Trivium Art History
Upper Paleolithic
Camelid Sacrum in the Shape of a Canine, 7000 BCE — Upper Paleolithic,

Made or simply loved?

Prehistoric objects often raise a tricky question: was the stone or bone fragment shaped by human hands in an intentional act of creativity, or does it just look it was?

By definition, an artifact is an object that shows human workmanship or modification. If an object was not modified, it may be a natural object, or a manuport — a natural object that was considered desireable by early humans and carried as a posession, like a river-polished stone or beautiful shell. But identifying human-made marks can be difficult, and contentious. To the untrained eye, many early tools just look like stones, and in some cases, the opposite is true. Objects that look sculptural may just conincidentially resemble a human figure, or a face, or in this case, a dog.

This object is a piece of the triangular pelvic bone of an extinct member of the camelidae family, called the camelid, which was similar to current day alpacas, llamas, and camels. It was discovered in 1870 by an engineer working on a drainage project in Tequixquiac, Mexico. Uncovered at a depth of 12 meters (about 40 feet), the petrofied object was aquired by the Mexican geologist Mariano de la Bárcena, who described marks that appeared to have been made by ancient human hands: 

“…the fossil bone contains cuts or carvings that unquestionably were made by the hand of man…the cuts seem to have been made with a sharp instrument and some polish on the edges of the cuts may still be seen…the articular extremity of the last vertebra was utilized perfectly to represent the nose and mouth of the animal.”

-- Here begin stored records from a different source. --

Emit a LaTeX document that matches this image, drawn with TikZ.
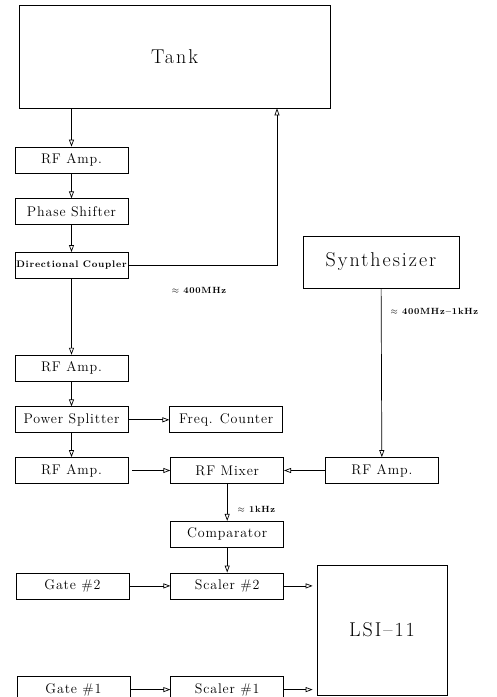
\documentclass[tikz,border=0pt]{standalone}
\usepackage{fontspec}
\usepackage{tikz}
\usetikzlibrary{positioning,arrows.meta}
\newfontfamily\plotfont[LetterSpace=6]{Latin Modern Roman}
\newfontfamily\plotwidefont[LetterSpace=10]{Latin Modern Roman}
\newfontfamily\plotsigfont[LetterSpace=8]{Latin Modern Roman}
\newcommand\blkfont{\plotfont\fontsize{14}{16}\selectfont}
\newcommand\largeblkfont{\plotwidefont\fontsize{20}{22}\selectfont}
\newcommand\dcfont{\plotsigfont\fontsize{9.5}{11}\selectfont\bfseries}
\newcommand\sigfont{\plotsigfont\fontsize{9}{10}\selectfont\bfseries}

\begin{document}
\begin{tikzpicture}[x=1pt,y=1pt,node distance=25pt,
                    blk/.style={rectangle,draw,line width=0.7pt,
                                minimum width=113pt,minimum height=26pt,
                                inner sep=0pt,font=\blkfont},
                    arr/.style={-{Triangle[open,length=7pt,width=5pt]},line width=0.7pt},
                    sig/.style={font=\sigfont,inner sep=0pt}]
  \useasboundingbox (0,0) rectangle (496,-697);
  % main chain
  \node[blk,minimum width=311pt,minimum height=103pt,font=\largeblkfont]
    (tank) at (174.5,-56.5) {Tank};
  \node[blk] (amp1) at (71.5,-160) {RF Amp.};
  \node[blk,below=of amp1] (shifter) {Phase Shifter};
  \node[blk,below=27pt of shifter,font=\dcfont] (coupler) {Directional Coupler};
  \node[blk,below=76pt of coupler] (amp2) {RF Amp.};
  \node[blk,below=of amp2] (splitter) {Power Splitter};
  \node[blk,below=24pt of splitter] (amp3) {RF Amp.};
  \node[blk,right=41pt of splitter] (counter) {Freq. Counter};
  \node[blk,right=42pt of amp3] (mixer) {RF Mixer};
  \node[blk,right=41pt of mixer] (ampR) {RF Amp.};
  \node[blk,minimum width=156pt,minimum height=52pt,font=\largeblkfont]
    (synth) at (381,-262) {Synthesizer};
  % counting
  \node[blk,below=37pt of mixer] (comparator) {Comparator};
  \node[blk,below=of comparator] (scaler2) {Scaler \#2};
  \node[blk,left=41pt of scaler2] (gate2) {Gate \#2};
  \node[blk,below=77pt of scaler2] (scaler1) {Scaler \#1};
  \node[blk,left=40pt of scaler1] (gate1) {Gate \#1};
  \node[blk,minimum width=130pt,minimum height=130pt,font=\largeblkfont]
    (lsi) at (382,-630) {LSI\textendash11};

  \coordinate (loop) at (277,0);
  \draw[arr] (amp1 |- tank.south) -- (amp1);
  \draw[arr] (amp1) -- (shifter);
  \draw[arr] (shifter) -- (coupler);
  \draw[arr] (coupler.east) -| (loop |- tank.south);
  \draw[arr] (coupler) -- node[sig,pos=0.15,right=100pt] {$\approx$ 400MHz} (amp2);
  \draw[arr] (amp2) -- (splitter);
  \draw[arr] (splitter) -- (amp3);
  \draw[arr] (splitter) -- (counter);
  \draw[arr,shorten <=4pt] (amp3) -- (mixer);
  \draw[arr] (synth) -- node[sig,pos=0.14,right=9pt] {$\approx$ 400MHz$-$1kHz} (ampR);
  \draw[arr] (ampR) -- (mixer);
  \draw[arr] (mixer) -- node[sig,pos=0.68,right=10pt] {$\approx$ 1kHz} (comparator);
  \draw[arr] (comparator) -- (scaler2);
  \draw[arr,shorten <=1pt] (gate2) -- (scaler2);
  \draw[arr,shorten <=1pt] (gate1) -- (scaler1);
  \draw[arr,shorten >=4pt] (scaler2.east) -- (scaler2.east -| lsi.west);
  \draw[arr,shorten >=4pt] (scaler1.east) -- (scaler1.east -| lsi.west);
\end{tikzpicture}
\end{document}
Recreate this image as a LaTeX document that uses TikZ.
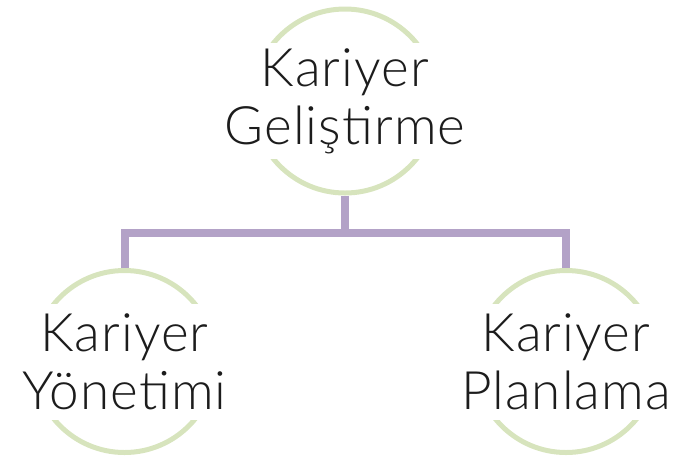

But Bárcena's confidence wasn't shared by the academic community, and in 1923 the objects' status as an artifact was questioned, specifically whether the marks on the bone were human-made, and that humans had moved the bone from its place of origin. It wasn't until 1965 that the prolific Mexican archaeologist Luis Aveleyra Arroyo de Anda wrote the definitive analysis of the piece, and used the near-perfect symmetry of two circular spaces representing the dog's nasal cavities to conclude that the Camelid Sacrum is indeed a true prehistoric artifact.